BRIEF: Of the lines below, how many hold the string "with"? Give only the number.

TASK INPUTS:

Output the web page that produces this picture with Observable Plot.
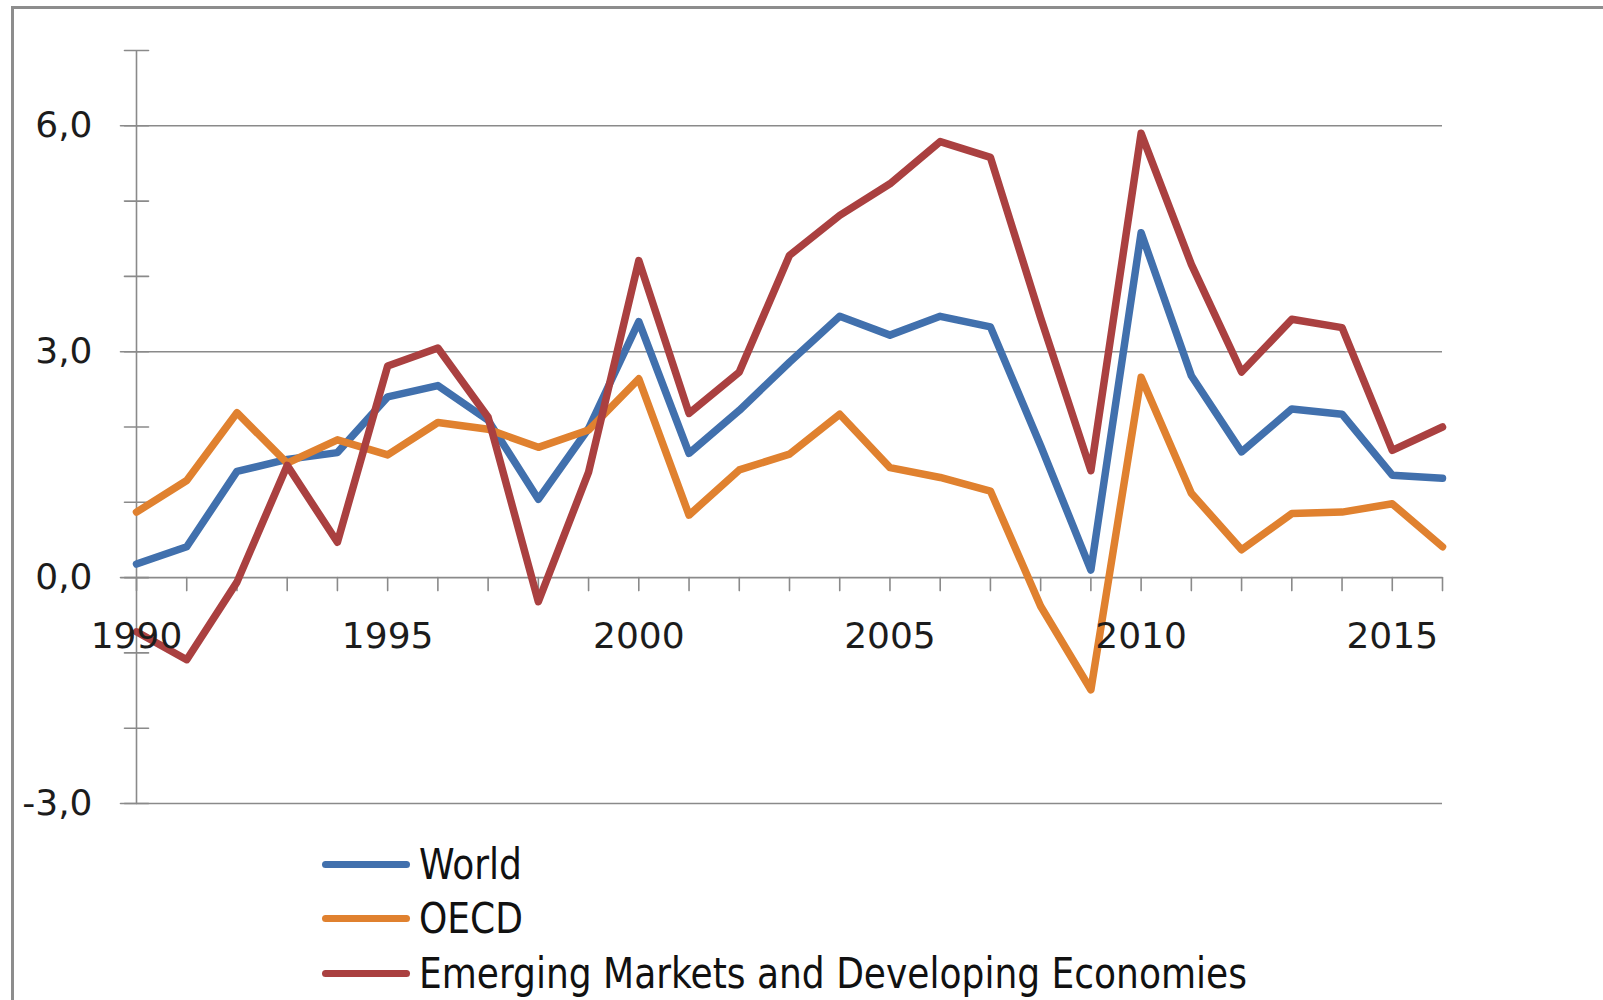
<!DOCTYPE html>
<html>
<head>
<meta charset="utf-8">
<script src="https://cdn.jsdelivr.net/npm/d3@7"></script>
<script src="https://cdn.jsdelivr.net/npm/@observablehq/plot@0.6"></script>
<style>
  html, body { margin: 0; padding: 0; background: #fff; }
  #wrap { position: relative; width: 1603px; height: 1000px; overflow: hidden; background: #fff; }
  #frame { position: absolute; left: 11px; top: 6px; right: -10px; bottom: -10px;
           border-left: 3px solid #8d8d8d; border-top: 3px solid #8d8d8d; }
  #chart { position: absolute; left: 0; top: 0; }
  .leg { position: absolute; left: 322px; height: 50px; display: flex; align-items: center; }
  .leg .sw { width: 88px; height: 7px; border-radius: 4px; flex: none; }
  .leg .lb { margin-left: 9px; font-family: "Liberation Sans Narrow", "DejaVu Sans Condensed", sans-serif;
             font-size: 43px; color: #111; white-space: nowrap; display: inline-block;
             transform-origin: 0 50%; }
</style>
</head>
<body>
<div id="wrap">
  <div id="frame"></div>
  <div id="chart"></div>
  <div id="legend"></div>
</div>
<script>
// ---- data ----
const years = [1990, 1991, 1992, 1993, 1994, 1995, 1996, 1997, 1998, 1999,
               2000, 2001, 2002, 2003, 2004, 2005, 2006, 2007, 2008, 2009,
               2010, 2011, 2012, 2013, 2014, 2015, 2016];
const world = [0.18, 0.41, 1.41, 1.57, 1.66, 2.40, 2.55, 2.09, 1.04, 1.98,
               3.40, 1.65, 2.22, 2.86, 3.47, 3.22, 3.47, 3.33, 1.75, 0.10,
               4.58, 2.68, 1.67, 2.24, 2.17, 1.36, 1.32];
const oecd  = [0.87, 1.29, 2.19, 1.52, 1.83, 1.63, 2.06, 1.97, 1.73, 1.96,
               2.64, 0.83, 1.43, 1.64, 2.17, 1.46, 1.33, 1.15, -0.38, -1.49,
               2.66, 1.12, 0.37, 0.85, 0.87, 0.98, 0.41];
const emde  = [-0.72, -1.09, -0.06, 1.49, 0.47, 2.81, 3.05, 2.13, -0.32, 1.40,
               4.21, 2.18, 2.73, 4.28, 4.81, 5.23, 5.79, 5.58, 3.45, 1.42,
               5.90, 4.16, 2.73, 3.43, 3.32, 1.69, 2.00];
const seriesNames = ["World", "OECD", "Emerging Markets and Developing Economies"];
const seriesColors = ["#4170ad", "#e0812f", "#aa4040"];
const xTickLabels = [1990, 1995, 2000, 2005, 2010, 2015];
const yMajorTicks = [-3, 0, 3, 6];
const yMinorTicks = [-3, -2, -1, 0, 1, 2, 3, 4, 5, 6, 7];
const yGridLines = [-3, 3, 6];

// ---- build ----
const seriesValues = [world, oecd, emde];
const data = [];
seriesNames.forEach((name, s) => {
  years.forEach((yr, i) => data.push({year: yr, series: name, value: seriesValues[s][i]}));
});

const gridColor = "#8a8a8a";
const textColor = "#1c1c1c";
const lineShape = { draw(context, l) { context.moveTo(0, 0); context.lineTo(0, -l); } };
const fmt = d => d.toFixed(1).replace(".", ",");

const chart = Plot.plot({
  width: 1603,
  height: 830,
  marginLeft: 136,
  marginRight: 161,
  marginTop: 50,
  marginBottom: 27,
  x: {domain: [1990, 2016], axis: null},
  y: {domain: [-3, 7], axis: null},
  color: {domain: seriesNames, range: seriesColors},
  style: {fontFamily: "'DejaVu Sans', Verdana, sans-serif", background: "transparent", overflow: "visible"},
  marks: [
    Plot.ruleY(yGridLines, {stroke: gridColor, strokeWidth: 1.6}),
    Plot.ruleY([0], {stroke: gridColor, strokeWidth: 1.6}),
    Plot.ruleX([1990], {stroke: gridColor, strokeWidth: 1.6}),
    Plot.vector(years, {x: d => d, y: () => 0, length: 13, rotate: 180, anchor: "start",
                        shape: lineShape, stroke: gridColor, strokeWidth: 1.6}),
    Plot.vector(yMinorTicks, {x: () => 1990, y: d => d, length: 24, rotate: 90, anchor: "middle",
                              shape: lineShape, stroke: gridColor, strokeWidth: 1.6}),
    Plot.vector(yMajorTicks, {x: () => 1990, y: d => d, length: 16, rotate: -90, anchor: "start",
                              shape: lineShape, stroke: gridColor, strokeWidth: 1.6}),
    Plot.line(data, {x: "year", y: "value", z: "series", stroke: "series",
                     strokeWidth: 7.5, strokeLinejoin: "round", strokeLinecap: "round"}),
    Plot.text(xTickLabels, {x: d => d, y: () => 0, dy: 59, text: d => String(d),
                            fontSize: 36, fill: textColor, textAnchor: "middle"}),
    Plot.text(yMajorTicks, {x: () => 1990, y: d => d, dx: -44, text: fmt,
                            fontSize: 36, fill: textColor, textAnchor: "end"})
  ]
});
document.getElementById("chart").appendChild(chart);

// ---- legend ----
const legendCenters = [864, 918, 973];
const legend = document.getElementById("legend");
const labels = [];
seriesNames.forEach((name, i) => {
  const item = document.createElement("div");
  item.className = "leg";
  item.style.top = (legendCenters[i] - 25) + "px";
  const sw = document.createElement("div");
  sw.className = "sw";
  sw.style.background = seriesColors[i];
  const lb = document.createElement("span");
  lb.className = "lb";
  lb.textContent = name;
  item.appendChild(sw);
  item.appendChild(lb);
  legend.appendChild(item);
  labels.push(lb);
});
// fit the longest label to the reference width
const longest = labels[2].getBoundingClientRect().width;
const k = 828 / longest;
labels.forEach(lb => { lb.style.transform = `scaleX(${k})`; });
</script>
</body>
</html>
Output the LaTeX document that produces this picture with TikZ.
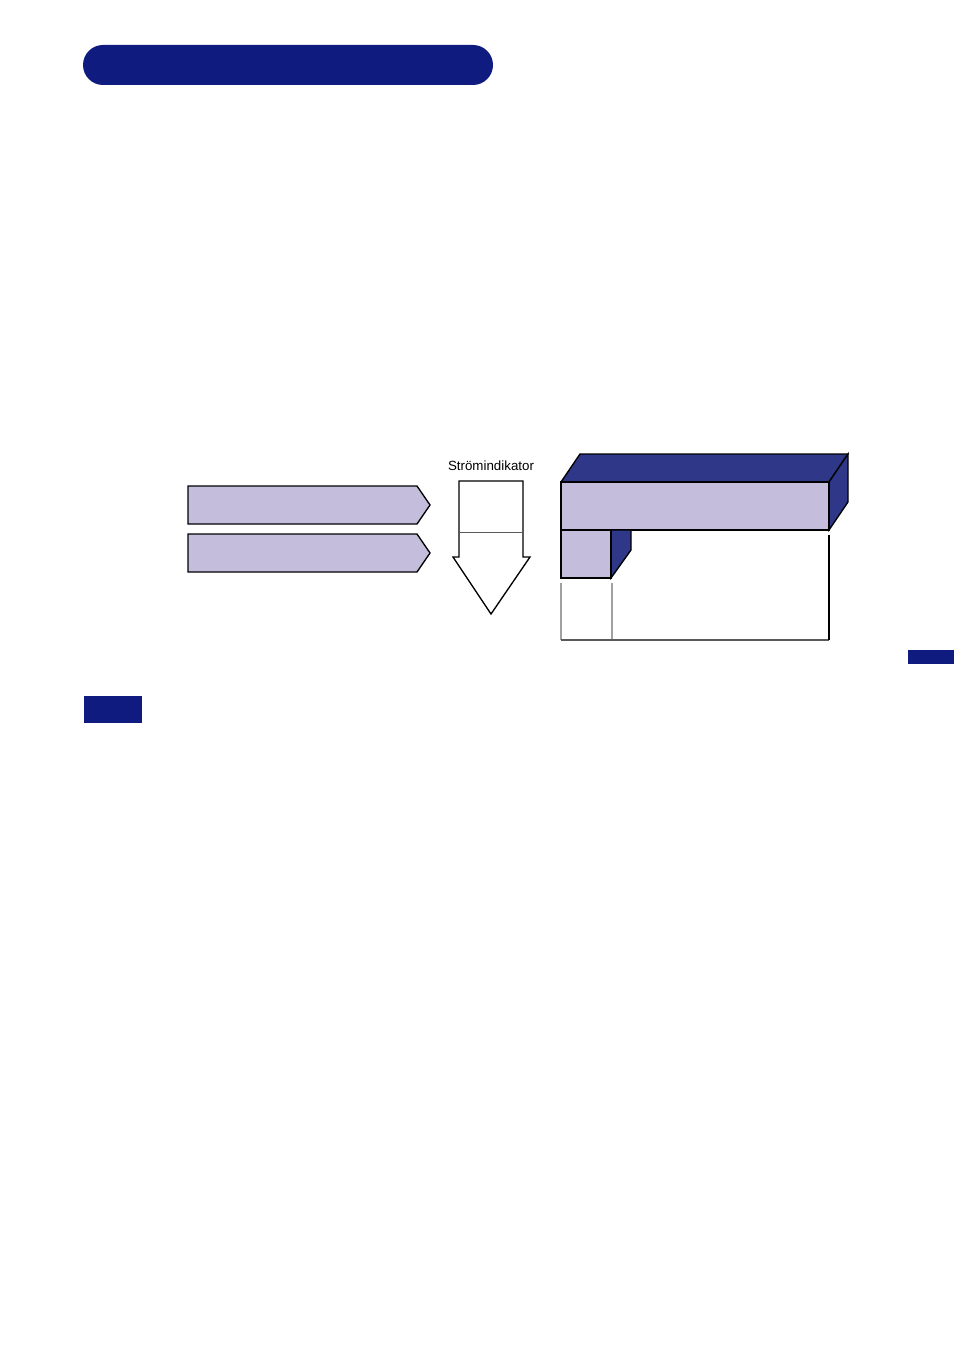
\documentclass[tikz,border=0pt]{standalone}
\usepackage{fontspec}
\setmainfont{Liberation Sans}
\definecolor{navy}{RGB}{16,27,128}
\definecolor{dkside}{RGB}{46,55,136}
\definecolor{lilac}{RGB}{196,190,220}
\definecolor{lgray}{RGB}{160,160,160}
\definecolor{mgray}{RGB}{90,90,90}
\tikzset{
  lilacshape/.style={fill=lilac,draw=black,line width=1pt,line join=miter},
  sideshape/.style={fill=dkside,draw=black,line width=1pt,line join=miter},
}
\begin{document}
\begin{tikzpicture}[x=0.75pt,y=-0.75pt]
\useasboundingbox (0,0) rectangle (954,1351);
% header pill
\fill[navy,rounded corners=15pt] (83,45) rectangle (493,85);
% small tabs
\fill[navy] (84,696) rectangle (142,723);
\fill[navy] (908,650) rectangle (954,664);
% left pentagon arrows
\draw[lilacshape] (188,486) -- (417,486) -- (430,505) -- (417,524) -- (188,524) -- cycle;
\draw[lilacshape] (188,534) -- (417,534) -- (430,553) -- (417,572) -- (188,572) -- cycle;
% power indicator arrow
\node[font=\fontsize{10pt}{12pt}\selectfont,anchor=base] (lbl) at (491,470) {Strömindikator};
\draw[fill=white,line width=1pt,line join=miter] (459,481) -- (523,481) -- (523,557) -- (530,557) -- (491,614) -- (453,557) -- (459,557) -- cycle;
\draw[mgray,line width=1pt] (459,532.5) -- (523,532.5);
% 3D bar
\draw[sideshape] (561,482) -- (580,454) -- (848,454) -- (829,482) -- cycle;
\draw[sideshape] (829,482) -- (848,454) -- (848,502) -- (829,530) -- cycle;
\draw[lilacshape] (561,482) rectangle (829,530);
% small 3D block
\draw[sideshape] (611,530) -- (631,530) -- (631,550) -- (611,578) -- cycle;
\draw[lilacshape] (561,530) rectangle (611,578);
% lower frame
\draw[lgray,line width=1pt] (561,583) -- (561,640);
\draw[lgray,line width=1pt] (612,583) -- (612,640);
\draw[mgray,line width=1pt] (561,640) -- (829,640);
\draw[black,line width=1pt] (829,535) -- (829,640);
\end{tikzpicture}
\end{document}
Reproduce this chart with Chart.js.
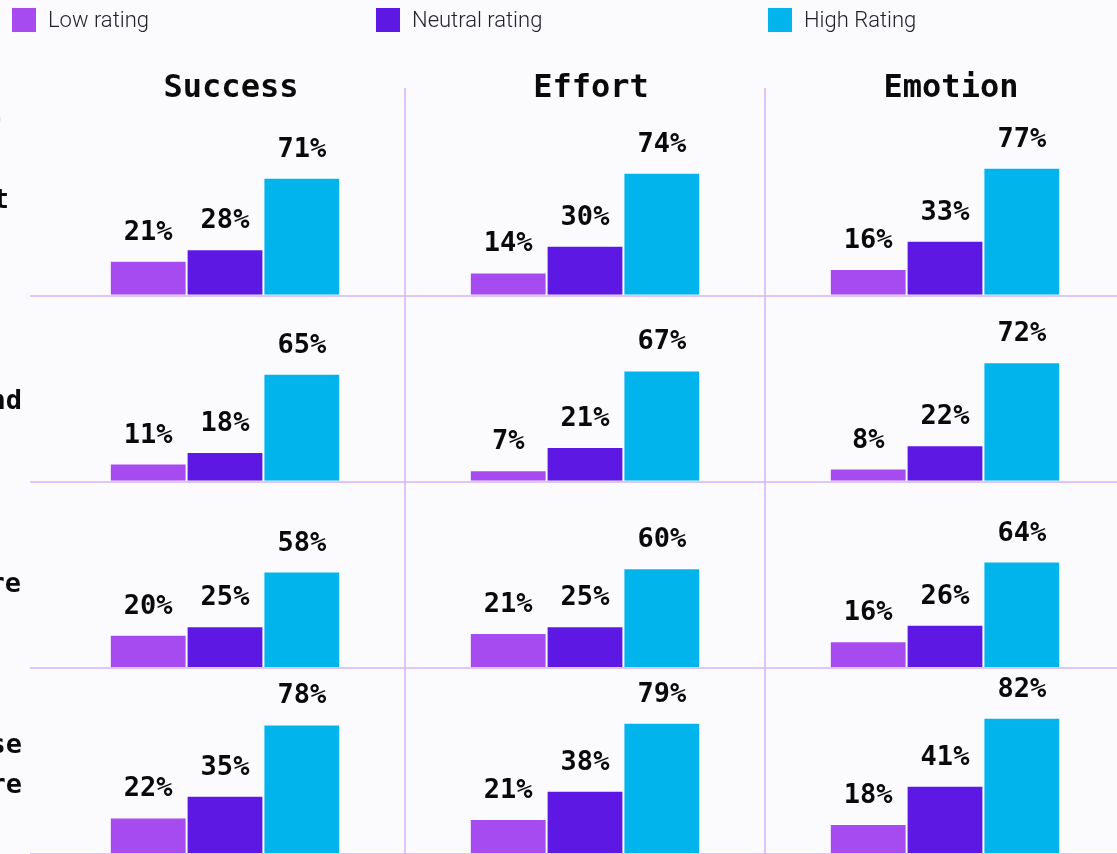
<!DOCTYPE html>
<html>
<head>
<meta charset="utf-8">
<script src="https://cdn.jsdelivr.net/npm/chart.js@4/dist/chart.umd.min.js"></script>
<style>
  html, body { margin: 0; padding: 0; background: #fbfbfe; }
  #wrap { position: relative; width: 1117px; height: 854px; overflow: hidden; background: #fbfbfe; }
  #legend { position: absolute; left: 0; top: 0; width: 1117px; height: 40px; }
  .item { position: absolute; top: 7px; display: flex; align-items: center;
          font-family: Roboto, sans-serif; font-weight: 300; font-size: 22px; color: #222228; }
  .swatch { width: 24px; height: 24px; margin-right: 12px; }
  #chart { position: absolute; left: 0; top: 0; }
</style>
</head>
<body>
<div id="wrap">
  <canvas id="chart" width="1130" height="854"></canvas>
  <div id="legend"></div>
</div>
<script>
// Column headings and legend entries
const categories = ['Success', 'Effort', 'Emotion'];
const seriesNames = ['Low rating', 'Neutral rating', 'High Rating'];

// Percentages per row (one inner array per row, ordered Success / Effort / Emotion)
const lowRating     = [[21, 14, 16], [11, 7, 8], [20, 21, 16], [22, 21, 18]];
const neutralRating = [[28, 30, 33], [18, 21, 22], [25, 25, 26], [35, 38, 41]];
const highRating    = [[71, 74, 77], [65, 67, 72], [58, 60, 64], [78, 79, 82]];

// Visible ends of the row captions on the left edge
const rowCaptionTails = [['.', 't'], ['nd'], ['re'], ['se', 're']];

// Upper limit of each row's value axis (the first row also holds the headings)
const rowAxisMax = [125, 112, 112, 112];

const seriesValues = [lowRating, neutralRating, highRating];
const seriesColors = ['#a64bf0', '#5d19e3', '#02b4ec'];
const lineColor = 'rgba(214, 180, 248, 0.75)';
const monoBold = '"DejaVu Sans Mono", "Liberation Mono", monospace';

// HTML legend
const legendLefts = [12, 376, 768];
const legendEl = document.getElementById('legend');
seriesNames.forEach((name, i) => {
  const item = document.createElement('div');
  item.className = 'item';
  item.style.left = legendLefts[i] + 'px';
  const sw = document.createElement('span');
  sw.className = 'swatch';
  sw.style.background = seriesColors[i];
  const tx = document.createElement('span');
  tx.textContent = name;
  item.appendChild(sw);
  item.appendChild(tx);
  legendEl.appendChild(item);
});

// One bar dataset per series and row; each row gets its own stacked y axis
const datasets = [];
const rows = lowRating.length;
for (let r = 0; r < rows; r++) {
  seriesValues.forEach((vals, s) => {
    datasets.push({
      label: seriesNames[s],
      data: vals[r],
      yAxisID: 'row' + r,
      stack: 'series' + s,
      backgroundColor: seriesColors[s],
      borderColor: 'rgba(255,255,255,0.9)',
      borderWidth: 1,
      borderSkipped: 'bottom',
      categoryPercentage: 0.64,
      barPercentage: 1
    });
  });
}

// Value axes are declared bottom row first so the first row ends up on top
const scales = {
  x: {
    type: 'category',
    position: 'top',
    labels: categories,
    offset: true,
    border: { display: false },
    grid: {
      offset: true,
      drawTicks: false,
      lineWidth: 2,
      color: (ctx) => (ctx.index === 1 || ctx.index === 2) ? lineColor : 'transparent'
    },
    ticks: { display: false }
  }
};
for (let r = rows - 1; r >= 0; r--) {
  scales['row' + r] = {
    type: 'linear',
    position: 'left',
    stack: 'rows',
    stackWeight: rowAxisMax[r],
    stacked: false,
    min: 0,
    max: rowAxisMax[r],
    border: { display: false },
    ticks: { display: false, stepSize: 20 },
    grid: {
      drawTicks: true,
      tickLength: 15,
      lineWidth: 2,
      color: (ctx) => (ctx.tick && ctx.tick.value === 0) ? lineColor : 'transparent'
    }
  };
}

// Column headings, percent labels above bars and the caption tails at the left edge
const annotate = {
  id: 'annotate',
  afterDatasetsDraw(chart) {
    const c = chart.ctx;
    const xs = chart.scales.x;
    c.save();
    c.fillStyle = '#0a0a0a';
    c.textAlign = 'center';
    c.textBaseline = 'alphabetic';

    c.font = 'bold 32px ' + monoBold;
    categories.forEach((name, i) => {
      c.fillText(name, xs.getPixelForValue(i) + 6, chart.chartArea.top + 9);
    });

    c.font = 'bold 27px ' + monoBold;
    chart.data.datasets.forEach((ds, i) => {
      chart.getDatasetMeta(i).data.forEach((bar, j) => {
        c.fillText(ds.data[j] + '%', bar.x, bar.y - 21);
      });
    });

    // caption tails, anchored to each row's axis
    c.textAlign = 'right';
    const tailOffsets = [[-174, -88], [-73], [-76], [-101, -61]];
    const tailRight = [[6, 9], [22], [21], [22, 22]];
    rowCaptionTails.forEach((lines, r) => {
      const axis = chart.scales['row' + r];
      lines.forEach((t, k) => {
        c.fillText(t, tailRight[r][k], axis.bottom + tailOffsets[r][k]);
      });
    });
    c.restore();
  }
};

new Chart(document.getElementById('chart'), {
  type: 'bar',
  data: { labels: categories, datasets },
  options: {
    responsive: false,
    animation: false,
    events: [],
    layout: { padding: { top: 88, left: 30, right: 5, bottom: 0 } },
    plugins: { legend: { display: false }, tooltip: { enabled: false } },
    scales
  },
  plugins: [annotate]
});
</script>
</body>
</html>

ANSWER IN FULL: 3